Beware of the perils of greenwashing companies, large and small.
Conclusion
July 4th is a celebration of our nation’s breakaway from tyranny. Today, another yoke of oppression is climate alarmism and forced energy transformation. Paul Driessen and Ann Bridges have offered a Declaration of Mineral Independence in this regard:
We solemnly declare that these United States ought to be free and independent again; that we are absolved from the dictates and bullying of Environmentalist NGOs, their representatives and their funders; and that political obligations to them should be dissolved.

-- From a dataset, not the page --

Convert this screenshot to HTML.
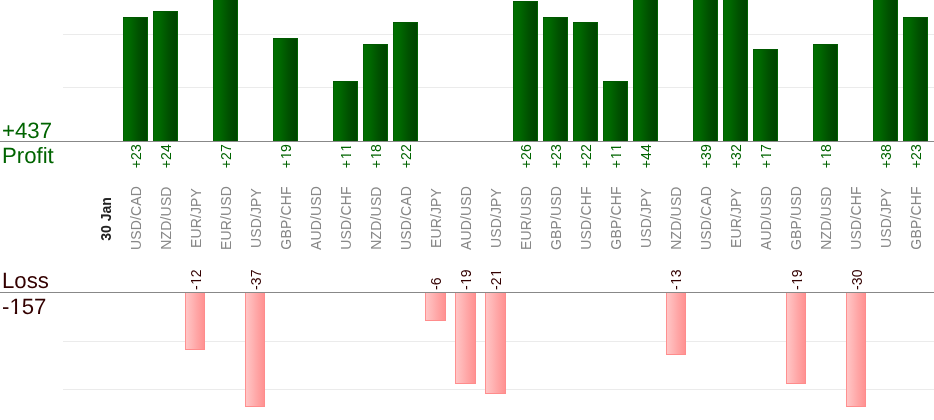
<!DOCTYPE html>
<html><head><meta charset="utf-8"><title>Profit / Loss</title>
<style>
html,body{margin:0;padding:0;background:#fff;}
body{width:934px;height:420px;overflow:hidden;position:relative;font-family:"Liberation Sans",sans-serif;}
.a{position:absolute;}
.g{position:absolute;left:63px;width:871px;height:1px;background:#ebebeb;}
.ln{position:absolute;left:0;width:934px;height:1px;background:#888;}
.pb{position:absolute;width:23px;border:1px solid #005800;border-left-color:#006000;border-right-color:#006400;border-bottom:0;
    background:linear-gradient(to right,#007000 0%,#006800 26%,#005000 65%,#004400 100%);}
.lb{position:absolute;border:1px solid #ff8c8c;border-left-color:#ff9090;border-top:0;
    background:linear-gradient(to right,#ffc6c6 0%,#ffb4b4 35%,#ffa6a6 60%,#ff9292 100%);}
.r{position:absolute;will-change:transform;transform:rotate(-90deg);transform-origin:0 0;white-space:nowrap;font-size:14px;line-height:16px;height:16px;letter-spacing:0.15px;}
.big{position:absolute;will-change:transform;left:2px;font-size:22.2px;line-height:22px;white-space:nowrap;text-rendering:geometricPrecision;}
.one{display:inline-block;position:relative;left:0.5px;clip-path:polygon(0 0,100% 0,100% 11.7px,62.5% 11.7px,62.5% 100%,44% 100%,44% 11.7px,0 11.7px);}
.big .one{left:0;clip-path:polygon(0 0,100% 0,100% 16px,62.5% 16px,62.5% 100%,44% 100%,44% 16px,0 16px);}
.pl{color:#006400;}
.ll{color:#330000;}
.cur{color:#888;text-align:center;width:100px;}
.pv{color:#006400;text-align:right;width:40px;}
.lv{color:#330000;text-align:left;width:40px;}
</style></head><body>

<div class="g" style="top:34px"></div>
<div class="g" style="top:87px"></div>
<div class="g" style="top:341px"></div>
<div class="g" style="top:389px"></div>
<div class="pb" style="left:123px;top:17px;height:123px"></div>
<div class="pb" style="left:153px;top:11px;height:129px"></div>
<div class="pb" style="left:213px;top:-6px;height:146px"></div>
<div class="pb" style="left:273px;top:38px;height:102px"></div>
<div class="pb" style="left:333px;top:81px;height:59px"></div>
<div class="pb" style="left:363px;top:44px;height:96px"></div>
<div class="pb" style="left:393px;top:22px;height:118px"></div>
<div class="pb" style="left:513px;top:1px;height:139px"></div>
<div class="pb" style="left:543px;top:17px;height:123px"></div>
<div class="pb" style="left:573px;top:22px;height:118px"></div>
<div class="pb" style="left:603px;top:81px;height:59px"></div>
<div class="pb" style="left:633px;top:-100px;height:240px"></div>
<div class="pb" style="left:693px;top:-100px;height:240px"></div>
<div class="pb" style="left:723px;top:-100px;height:240px"></div>
<div class="pb" style="left:753px;top:49px;height:91px"></div>
<div class="pb" style="left:813px;top:44px;height:96px"></div>
<div class="pb" style="left:873px;top:-100px;height:240px"></div>
<div class="pb" style="left:903px;top:17px;height:123px"></div>
<div class="lb" style="left:185px;top:292px;width:18px;height:57px"></div>
<div class="lb" style="left:245px;top:292px;width:18px;height:114px"></div>
<div class="lb" style="left:425px;top:292px;width:19px;height:28px"></div>
<div class="lb" style="left:455px;top:292px;width:19px;height:91px"></div>
<div class="lb" style="left:485px;top:292px;width:19px;height:101px"></div>
<div class="lb" style="left:666px;top:292px;width:18px;height:62px"></div>
<div class="lb" style="left:786px;top:292px;width:18px;height:91px"></div>
<div class="lb" style="left:846px;top:292px;width:18px;height:114px"></div>
<div class="ln" style="top:141px"></div>
<div class="ln" style="top:292px"></div>
<div class="big pl" style="top:120px">+437</div>
<div class="big pl" style="top:145px">Profit</div>
<div class="big ll" style="top:270px">Loss</div>
<div class="big ll" style="top:296px">-<span class="one">1</span>57</div>
<div class="r cur" style="left:128.15px;top:268.3px">USD/CAD</div>
<div class="r cur" style="left:158.15px;top:268.3px">NZD/USD</div>
<div class="r cur" style="left:188.15px;top:268.3px">EUR/JPY</div>
<div class="r cur" style="left:218.15px;top:268.3px">EUR/USD</div>
<div class="r cur" style="left:248.15px;top:268.3px">USD/JPY</div>
<div class="r cur" style="left:278.15px;top:268.3px">GBP/CHF</div>
<div class="r cur" style="left:308.15px;top:268.3px">AUD/USD</div>
<div class="r cur" style="left:338.15px;top:268.3px">USD/CHF</div>
<div class="r cur" style="left:368.15px;top:268.3px">NZD/USD</div>
<div class="r cur" style="left:398.15px;top:268.3px">USD/CAD</div>
<div class="r cur" style="left:428.15px;top:268.3px">EUR/JPY</div>
<div class="r cur" style="left:458.15px;top:268.3px">AUD/USD</div>
<div class="r cur" style="left:488.15px;top:268.3px">USD/JPY</div>
<div class="r cur" style="left:518.15px;top:268.3px">EUR/USD</div>
<div class="r cur" style="left:548.15px;top:268.3px">GBP/USD</div>
<div class="r cur" style="left:578.15px;top:268.3px">USD/CHF</div>
<div class="r cur" style="left:608.15px;top:268.3px">GBP/CHF</div>
<div class="r cur" style="left:638.15px;top:268.3px">USD/JPY</div>
<div class="r cur" style="left:668.15px;top:268.3px">NZD/USD</div>
<div class="r cur" style="left:698.15px;top:268.3px">USD/CAD</div>
<div class="r cur" style="left:728.15px;top:268.3px">EUR/JPY</div>
<div class="r cur" style="left:758.15px;top:268.3px">AUD/USD</div>
<div class="r cur" style="left:788.15px;top:268.3px">GBP/USD</div>
<div class="r cur" style="left:818.15px;top:268.3px">NZD/USD</div>
<div class="r cur" style="left:848.15px;top:268.3px">USD/CHF</div>
<div class="r cur" style="left:878.15px;top:268.3px">USD/JPY</div>
<div class="r cur" style="left:908.15px;top:268.3px">GBP/CHF</div>
<div class="r cur" style="left:98.15px;top:269px"><b style="color:#222;letter-spacing:0">30 Jan</b></div>
<div class="r pv" style="left:128.15px;top:184px">+23</div>
<div class="r pv" style="left:158.15px;top:184px">+24</div>
<div class="r pv" style="left:218.15px;top:184px">+27</div>
<div class="r pv" style="left:278.15px;top:184px">+<span class="one">1</span>9</div>
<div class="r pv" style="left:338.15px;top:184px">+<span class="one">1</span><span class="one">1</span></div>
<div class="r pv" style="left:368.15px;top:184px">+<span class="one">1</span>8</div>
<div class="r pv" style="left:398.15px;top:184px">+22</div>
<div class="r pv" style="left:518.15px;top:184px">+26</div>
<div class="r pv" style="left:548.15px;top:184px">+23</div>
<div class="r pv" style="left:578.15px;top:184px">+22</div>
<div class="r pv" style="left:608.15px;top:184px">+<span class="one">1</span><span class="one">1</span></div>
<div class="r pv" style="left:638.15px;top:184px">+44</div>
<div class="r pv" style="left:698.15px;top:184px">+39</div>
<div class="r pv" style="left:728.15px;top:184px">+32</div>
<div class="r pv" style="left:758.15px;top:184px">+<span class="one">1</span>7</div>
<div class="r pv" style="left:818.15px;top:184px">+<span class="one">1</span>8</div>
<div class="r pv" style="left:878.15px;top:184px">+38</div>
<div class="r pv" style="left:908.15px;top:184px">+23</div>
<div class="r lv" style="left:187.95px;top:290.2px">-<span class="one">1</span>2</div>
<div class="r lv" style="left:247.95px;top:290.2px">-37</div>
<div class="r lv" style="left:427.95px;top:290.2px">-6</div>
<div class="r lv" style="left:457.95px;top:290.2px">-<span class="one">1</span>9</div>
<div class="r lv" style="left:487.95px;top:290.2px">-2<span class="one">1</span></div>
<div class="r lv" style="left:667.95px;top:290.2px">-<span class="one">1</span>3</div>
<div class="r lv" style="left:788.95px;top:290.2px">-<span class="one">1</span>9</div>
<div class="r lv" style="left:848.95px;top:290.2px">-30</div>
</body></html>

Until recently, energy policy had shifted away from Adam Smith’s vision, moving instead toward centralized government control. This transition led to a top-down energy transition driven more by political agendas than by individual choice. Subsidies, regulations, and taxes now increasingly shape personal decision-making in the name of collective goals. Yet, experience has shown that expert-driven plans often result not in broad prosperity, but in cronyism, stagnation, and economic dysfunction.
Independence Day is an annual reminder of the enduring value of liberty—and the cautionary tale of trading individual freedom for centralized authority.